Sorry I realise I didn't specify I was running into the second issue in the OP:

  File \"/usr/local/lib/python3.9/site-packages/faust/stores/rocksdb.py\", line 479, in _db_for_partition
    return self._dbs[partition]
    KeyError: 0
    During handling of the above exception, another exception occurred:

    Traceback (most recent call last):
      File \"/usr/local/lib/python3.9/site-packages/faust/app/base.py\", line 1775, in _on_partitions_assigned
          await T(self.tables.on_rebalance)(
            File \"/usr/local/lib/python3.9/site-packages/faust/utils/tracing.py\", line 133, in corowrapped
                await_ret = await ret
                  File \"/usr/local/lib/python3.9/site-packages/faust/tables/manager.py\", line 193, in on_rebalance
                      await T(table.on_rebalance)(
                        File \"/usr/local/lib/python3.9/site-packages/faust/utils/tracing.py\", line 133, in corowrapped
                            await_ret = await ret
                              File \"/usr/local/lib/python3.9/site-packages/faust/tables/base.py\", line 584, in on_rebalance
                                  await self.data.on_rebalance(assigned, revoked, newly_assigned, generation_id)
                                    File \"/usr/local/lib/python3.9/site-packages/faust/stores/rocksdb.py\", line 562, in on_rebalance
                                        await self.assign_partitions(self.table, newly_assigned, generation_id)
                                      File \"/usr/local/lib/python3.9/site-packages/faust/stores/rocksdb.py\", line 601, in assign_partitions
                                          await self._try_open_db_for_partition(
                                            File \"/usr/local/lib/python3.9/site-packages/faust/stores/rocksdb.py\", line 620, in _try_open_db_for_partition
                                                return self._db_for_partition(partition)
                                                  File \"/usr/local/lib/python3.9/site-packages/faust/stores/rocksdb.py\", line 481, in _db_for_partition
                                                      db = self._dbs[partition] = self._open_for_partition(partition)
                                                        File \"/usr/local/lib/python3.9/site-packages/faust/stores/rocksdb.py\", line 486, in _open_for_partition
                                                            return self.rocksdb_options.open(
                                                              File \"/usr/local/lib/python3.9/site-packages/faust/stores/rocksdb.py\", line 146, in open
                                                                  rocksdict.AccessType.ReadWrite
                                                                  AttributeError: type object 'builtins.AccessType' has no attribute 'ReadWrite'", "error.message": "AttributeError(\"type object 'builtins.AccessType' has no attribute 'ReadWrite'\")", "error.kind": "AttributeError"}

Additional info: I only see this using v0.10.17. As soon as I install v0.10.16 this problem goes away.

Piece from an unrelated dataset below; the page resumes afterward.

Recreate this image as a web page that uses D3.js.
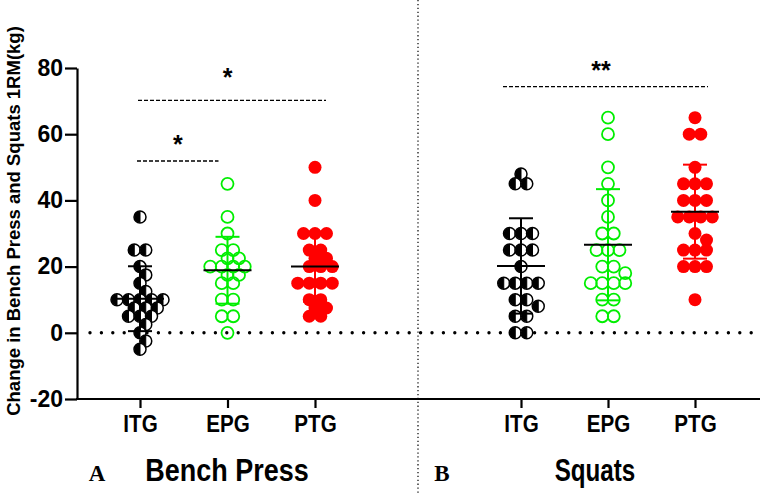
<!DOCTYPE html>
<html><head><meta charset="utf-8">
<script src="https://cdn.jsdelivr.net/npm/d3@7"></script>
<style>
body{margin:0;background:#fff}
svg{display:block}
text{font-family:"Liberation Sans",Arial,sans-serif;font-weight:bold;fill:#000}
</style>
</head><body>
<svg id="c" width="762" height="493"></svg>
<script>
// ---------- data ----------
const groups = ["ITG", "EPG", "PTG"];
const panels = ["Bench Press", "Squats"];
const panelLetters = ["A", "B"];
const yTicks = [-20, 0, 20, 40, 60, 80];
const yTitle = "Change in Bench Press and Squats 1RM(kg)";

const benchITG = [35, 25, 25, 20, 17.5, 15, 12.5, 10, 10, 10, 10, 10, 7.5, 7.5, 7.5, 5, 5, 5, 2.5, 0, -2.5, -5];
const benchEPG = [45, 35, 30, 25, 25, 22.5, 22.5, 20, 20, 20, 20, 17.5, 17.5, 15, 15, 10, 10, 5, 5, 0];
const benchPTG = [50, 40, 30, 30, 30, 25, 25, 22.5, 22.5, 20, 20, 20, 15, 15, 15, 15, 10, 10, 7.5, 7.5, 5, 5];
const squatITG = [48, 45, 45, 30, 30, 30, 25, 25, 25, 20, 15, 15, 15, 15, 10, 10, 8, 5, 5, 0, 0];
const squatEPG = [65, 60, 50, 45, 40, 35, 30, 30, 25, 25, 25, 20, 20, 18, 15, 15, 15, 15, 10, 10, 5, 5];
const squatPTG = [65, 60, 60, 50, 45, 45, 45, 40, 40, 40, 35, 35, 35, 35, 30, 28, 25, 25, 25, 20, 20, 20, 10];

const benchMean = [10.3, 18.9, 20.0];
const benchSD   = [9.8, 10.1, 10.6];
const squatMean = [20.2, 26.6, 36.6];
const squatSD   = [14.4, 16.8, 14.2];

// significance: panel, from, to, value (y of line), label
const sigPanel = [0, 0, 1];
const sigFrom  = ["ITG", "ITG", "ITG"];
const sigTo    = ["PTG", "EPG", "PTG"];
const sigValue = [70.2, 51.9, 74.4];
const sigLabel = ["*", "*", "**"];

// ---------- layout ----------
const svg = d3.select("#c");
const colors = {ITG: "#000", EPG: "#00ee00", PTG: "#ff0000"};
const y = d3.scaleLinear().domain([-20, 80]).range([399, 68]);
const xScales = [
  d3.scalePoint().domain(groups).range([140, 315]),
  d3.scalePoint().domain(groups).range([521, 695])
];
const axisX = 77, R = 6;

// vertical dotted divider
svg.append("line").attr("x1", 418).attr("x2", 418).attr("y1", 0).attr("y2", 493)
  .attr("stroke", "#000").attr("stroke-width", 1.2).attr("stroke-dasharray", "1.3,2.6");

// zero dotted line
svg.append("line").attr("x1", 90).attr("x2", 758).attr("y1", y(0)).attr("y2", y(0))
  .attr("stroke", "#000").attr("stroke-width", 3.4).attr("stroke-linecap", "round")
  .attr("stroke-dasharray", "0,11.4");

// y axis
const yAxis = svg.append("g").attr("transform", `translate(${axisX},0)`)
  .call(d3.axisLeft(y).tickValues(yTicks).tickFormat(d => String(d)).tickSize(12).tickSizeOuter(0).tickPadding(2));
yAxis.select(".domain").attr("stroke-width", 2.2);
yAxis.selectAll(".tick line").attr("stroke-width", 2.2);
yAxis.selectAll(".tick text").style("font-size", "23px").style("font-family", "'Liberation Sans',Arial,sans-serif").style("font-weight", "bold");

// x axis line
svg.append("line").attr("x1", axisX - 1).attr("x2", 760).attr("y1", y(-20)).attr("y2", y(-20))
  .attr("stroke", "#000").attr("stroke-width", 2.2);
xScales.forEach(xs => {
  const g = svg.append("g").attr("transform", `translate(0,${y(-20)})`)
    .call(d3.axisBottom(xs).tickSize(9).tickSizeOuter(0).tickPadding(7));
  g.select(".domain").remove();
  g.selectAll(".tick line").attr("stroke-width", 2.2);
  g.selectAll(".tick text").style("font-size", "24px").style("font-family", "'Liberation Sans',Arial,sans-serif")
    .style("font-weight", "bold").attr("dy", "0.71em").attr("transform", "scale(0.86,1)");
});

// y title
svg.append("text").attr("transform", "translate(20,221) rotate(-90)")
  .attr("text-anchor", "middle").style("font-size", "18.5px").text(yTitle);

// panel names and letters
const panelNameX = [227, 595];
const letterX = [97, 442];
const panelScale = [0.87, 0.78];
panels.forEach((p, i) => {
  svg.append("text").attr("transform", `translate(${panelNameX[i]},481) scale(${panelScale[i]},1)`)
    .attr("text-anchor", "middle").style("font-size", "31px").text(p);
  svg.append("text").attr("transform", `translate(${letterX[i]},481)`)
    .attr("text-anchor", "middle").style("font-family", "'Liberation Serif','Times New Roman',serif")
    .style("font-size", "23px").text(panelLetters[i]);
});

// beeswarm placement
function swarm(vals, cx, step, minD) {
  const sorted = vals.slice().sort((a, b) => b - a);
  const ties = d3.groups(sorted, v => v);
  const placed = [];
  for (const [v, arr] of ties) {
    const n = arr.length, yy = y(v);
    const base = d3.range(n).map(i => (i - (n - 1) / 2) * step);
    let best = 0, bestScore = Infinity;
    for (const k of [0, 1, -1, 2, -2, 3, -3, 4, -4]) {
      const shift = k * step / 2;
      let ov = 0;
      for (const b of base) for (const p of placed) {
        const d = Math.hypot(p.x - (cx + b + shift), p.y - yy);
        if (d < minD) ov += (minD - d);
      }
      const score = ov * 10 + Math.abs(shift) * 0.01;
      if (score < bestScore) { bestScore = score; best = shift; }
    }
    base.forEach(b => placed.push({v, x: cx + b + best, y: yy}));
  }
  return placed;
}

const seriesData = [[benchITG, benchEPG, benchPTG], [squatITG, squatEPG, squatPTG]];
const means = [benchMean, squatMean], sds = [benchSD, squatSD];
const halfArc = d3.arc().innerRadius(0).outerRadius(R - 0.2).startAngle(Math.PI).endAngle(2 * Math.PI);

seriesData.forEach((set, pi) => {
  const xs = xScales[pi];
  set.forEach((vals, gi) => {
    const grp = groups[gi];
    const pts = swarm(vals, xs(grp), 11.5, 9);
    const g = svg.append("g");
    const pg = g.selectAll("g.pt").data(pts).join("g").attr("class", "pt")
      .attr("transform", d => `translate(${d.x},${d.y})`);
    if (grp === "ITG") {
      pg.append("circle").attr("r", R).attr("fill", "#fff").attr("stroke", "#000").attr("stroke-width", 1.5);
      pg.append("path").attr("d", halfArc).attr("fill", "#000");
      pg.append("line").attr("y1", -R).attr("y2", R).attr("stroke", "#000").attr("stroke-width", 1);
    } else if (grp === "EPG") {
      pg.append("circle").attr("r", R).attr("fill", "none").attr("stroke", colors.EPG).attr("stroke-width", 1.8);
    } else {
      pg.append("circle").attr("r", R + 0.5).attr("fill", colors.PTG).attr("stroke", "none");
    }
    // error bars
    const m = means[pi][gi], s = sds[pi][gi], cx = xs(grp), col = colors[grp];
    const eb = svg.append("g");
    eb.append("line").attr("x1", cx).attr("x2", cx).attr("y1", y(m - s)).attr("y2", y(m + s))
      .attr("stroke", col).attr("stroke-width", 2);
    [m - s, m + s].forEach(v => eb.append("line").attr("x1", cx - 12).attr("x2", cx + 12)
      .attr("y1", y(v)).attr("y2", y(v)).attr("stroke", col).attr("stroke-width", 2));
    eb.append("line").attr("x1", cx - 24).attr("x2", cx + 24).attr("y1", y(m)).attr("y2", y(m))
      .attr("stroke", "#000").attr("stroke-width", 2);
  });
});

// significance annotations
const sigPad = [[-2, 11], [-3, -9], [-18, 13]];
sigLabel.forEach((lab, i) => {
  const xs = xScales[sigPanel[i]];
  const x1 = xs(sigFrom[i]) + sigPad[i][0], x2 = xs(sigTo[i]) + sigPad[i][1];
  const yy = y(sigValue[i]);
  svg.append("line").attr("x1", x1).attr("x2", x2).attr("y1", yy).attr("y2", yy)
    .attr("stroke", "#000").attr("stroke-width", 1.3).attr("stroke-dasharray", "4,2");
  svg.append("text").attr("x", (xs(sigFrom[i]) + xs(sigTo[i])) / 2 - (i === 1 ? 6 : 0) - (i === 2 ? 7 : 0))
    .attr("y", yy - (i === 0 ? 14 : 8)).attr("text-anchor", "middle")
    .style("font-size", "25px").text(lab);
});
</script>
</body></html>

fonty422 commented 11 months ago

Ah, so it's the ReadWrite one. Try replacing line 146 in faust/stores/rocksdb.py with rocksdict.AccessType.read_write(). I'd copy the line and comment out the original so you can easily restore it back.

fonty422 commented 11 months ago

Oooo. Interesting that it goes away with v0.10.16. But I also just noticed that while you do also have the ReadWrite error, you start with a KeyError, so it might not be related to my issue at all.

steven-herchak commented 11 months ago

Try replacing line 146 in faust/stores/rocksdb.py with rocksdict.AccessType.read_write().

Yes this resolved the error

clafoutis42 commented 11 months ago

you start with a KeyError, so it might not be related to my issue at all.

Indeed, I also have the KeyError, but the KeyError is part of rocksdict expected behaviour when the database partition has not yet been initiated by the library (when faust starts and starts reading the data that's persisted by rocksdb)

wbarnha commented 11 months ago

Sorry I didn't get to address this sooner, I'll have this patched ASAP.